In light of increasing visitor numbers, Italian ski resorts are increasingly focusing on targeted measures to sustainably manage tourism development.

The recent balance sheet of the 2024/2025 winter season was overall positive according to the Italian cable car association ANEF.

Despite a winter with little natural snow, the ski resorts were able to offer good conditions thanks to artificial snowmaking. Particularly notable was the increase in international guest numbers, while the number of Italian visitors slightly declined.

The Dolomiti Superski network, which includes twelve ski regions in the Italian Dolomites, also recorded a slight increase in visitor numbers of 0.89 percent.

The main source markets for ski tourists were Italy (45 percent) and Germany (15 percent), while the USA gained importance through cooperation with the IKON Pass, which offers access to more than 50 international ski resorts.

Measures against overtourism

In response to growing visitor numbers, Italian ski resorts are increasingly implementing targeted measures to manage tourism development sustainably.

According to the Austrian Economic Chamber, Madonna di Campiglio, for example, will introduce a limit on day ski passes during the peak season starting next winter.

The goal is to avoid overcrowding and improve the quality of the holiday experience. In addition, this restriction could have economic effects on tourism and related sectors.

It remains to be seen whether the new ski pass limit will further increase attractiveness for international guests or lead to a shift in visitor flows to other ski areas.

Monterosa Ski, on the other hand, is already taking a different approach: through dynamic pricing, the area has been able to steer visitor flows in a targeted manner while boosting the attractiveness of multi-day stays.

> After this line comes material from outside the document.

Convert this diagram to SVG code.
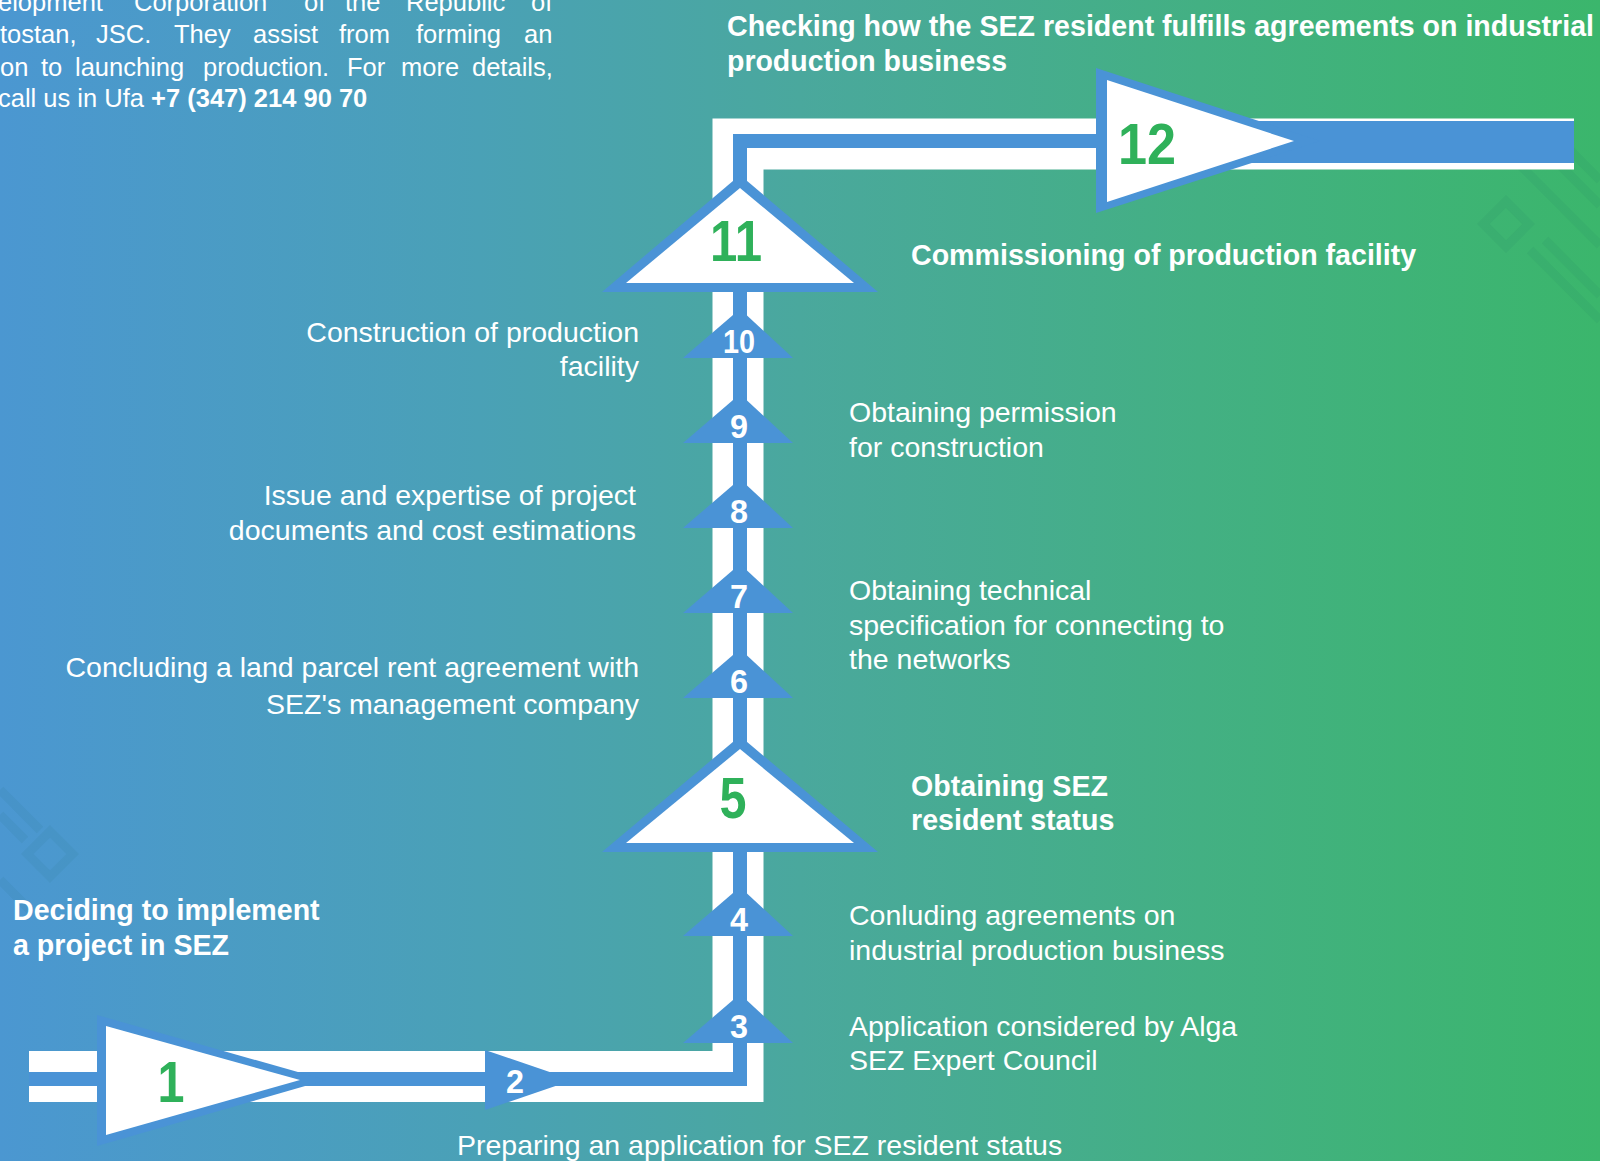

This is reflected in the figures of the current record season, with 650,000 entries and an 11.4 percent increase in multi-day ski passes.

The end of the seasons

With the Easter weekend and early May, the last Italian ski resorts ended their season this year. However, some places such as Cervinia continued to offer skiing beyond that.

After a short break, planning for the summer season began, which is becoming increasingly longer and more important from a tourism perspective.

Many ski resorts are now significantly shortening the transition time between winter and summer operations. Almost all destinations are working on reducing seasonality, a development that is becoming increasingly established and already showing positive economic results.

While certain periods were previously open only for maintenance or limited tourist services, today the economic benefits of this strategy are being actively leveraged.

Effects on other countries

The developments in Italy also affect the tourism industry in other countries.

Ski resorts such as Grindelwald-Wengen (Switzerland), Aspen (USA), and Chamonix (France) are also using various strategies against overtourism, from ski pass limits to dynamic pricing and environmental requirements to regulate visitor numbers and improve the quality of the ski experience.

In general, tour operators, hotels, and ski equipment suppliers are adapting to the trend in Italy. Early bookers benefit, while spontaneous travelers face challenges.

New questions are also arising for the ski industry: fewer skiers could affect equipment sales, while premium offers are seeing higher demand. Moreover, sustainable tourism strategies are also being discussed in other countries – could a ski pass limit become a global model?